On the 23 May 2024, the English Patents Court dismissed an application by Lenovo for an interim injunction to prevent Ericsson infringing one of Lenovo’s patents pending the outcome of the UK proceedings ([2024] EWHC 1267 (Ch)). In particular, the Court found that the application failed on the basis that damages are an adequate remedy for Lenovo.

Lenovo’s application was made in the context of a long-running multi-jurisdictional dispute between the parties as to the global licensing of their respective SEP patent portfolios. As part of that dispute, Ericsson had already obtained injunctions against Lenovo in Brazil and Colombia, in respect of Lenovo’s alleged infringement of Ericsson’s patents in those jurisdictions.

Unusually, in this application, Lenovo sought an order for an interim injunction with the proviso that the injunction would not apply if Ericsson agreed to one of three alternatives. Each of these alternatives, in practice, meant that Ericsson would not seek to enforce the injunctions against Lenovo in Brazil and Colombia, or likewise seek or pursue injunctions in any other jurisdiction. The Court noted that the reason for Lenovo’s application (which Lenovo did not disguise) was nothing to do with the protection of Lenovo’s right under the EP 649 patent but instead to act as a bargaining chip for the purposes of the Brazilian and Colombian proceedings.

The judge, Bacon J, applied the usual principles for the grant of interim relief in the American Cyanamid case, noting that there is no precedent in the English courts for the grant of an interim injunction in relation to the alleged infringement of a SEP patent as the patentee’s loss can normally be quantified as the sum which the patentee would have earned under the FRAND licence.  In reaching its decision that damages were an adequate remedy for Lenovo, the Court declined to take account of the losses which Lenovo claimed arose from the injunctions it faced in Brazil and Colombia (being two of Lenovo’s most significant markets for handsets). These losses could not, on any basis, be said to be caused by the infringement of Lenovo’s patent in the UK.
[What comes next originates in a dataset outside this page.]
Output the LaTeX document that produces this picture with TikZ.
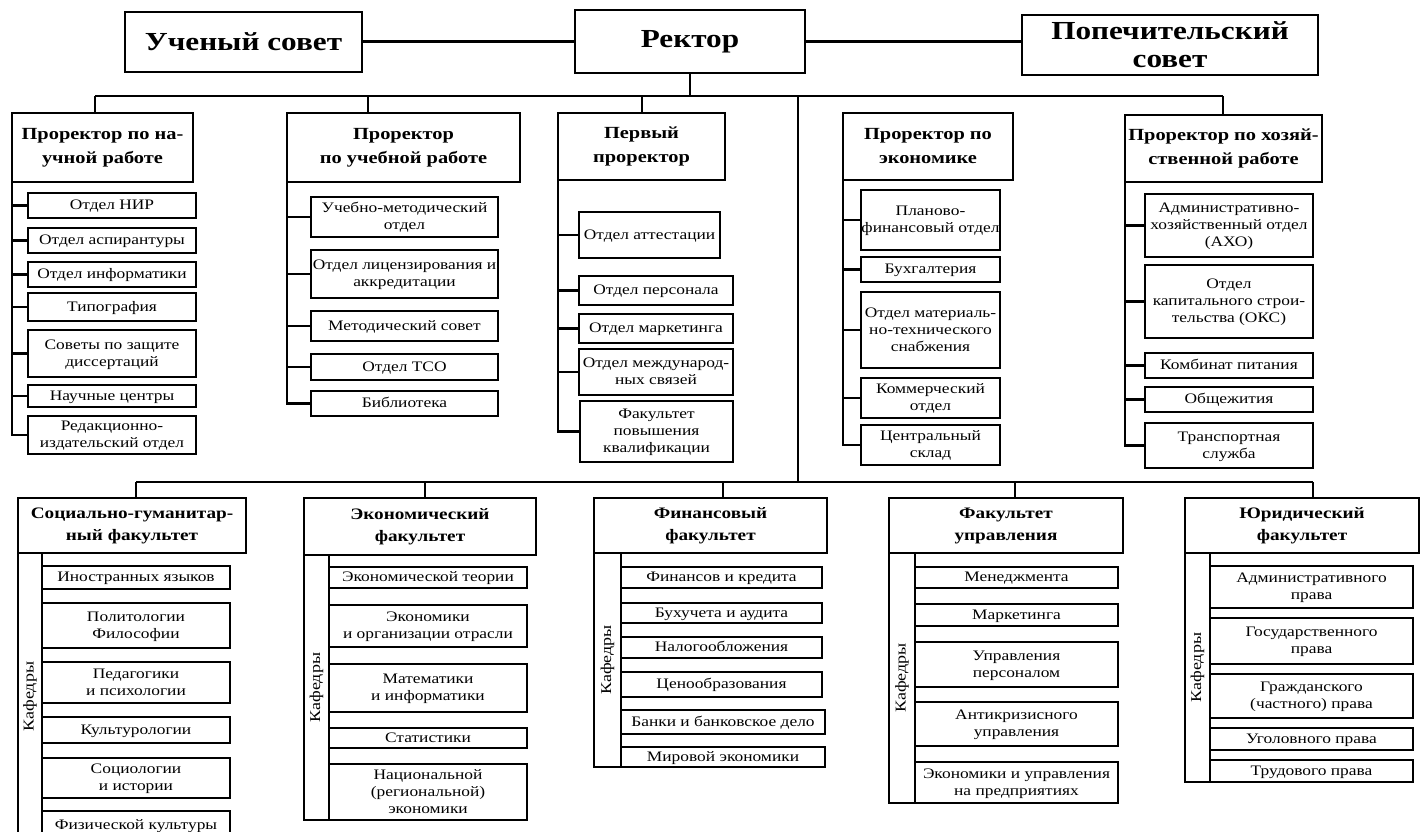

This judgment provides yet another example of the continuing wranglings between parties in SEP disputes dealing with the complications that arise in parallel proceedings in multiple jurisdictions. In this case the judge considered that the application by Lenovo was an attempt for an anti-suit injunction “by the back door”. Ericsson made the same criticism of an earlier application by Lenovo in the same proceedings to amend its pleading to add a claim for an interim licence between the parties. In that application Richards J granted the application to amend the claim but found that there was force in Ericsson’s arguments ([2024] EWHC 846 (Ch)). Indeed, he had shortly before accepted some similar arguments in refusing an application for a declaration that a particular form of interim licence agreement would be FRAND in Lenovo v InterDigital ((2024] EWHC 596 (Ch)).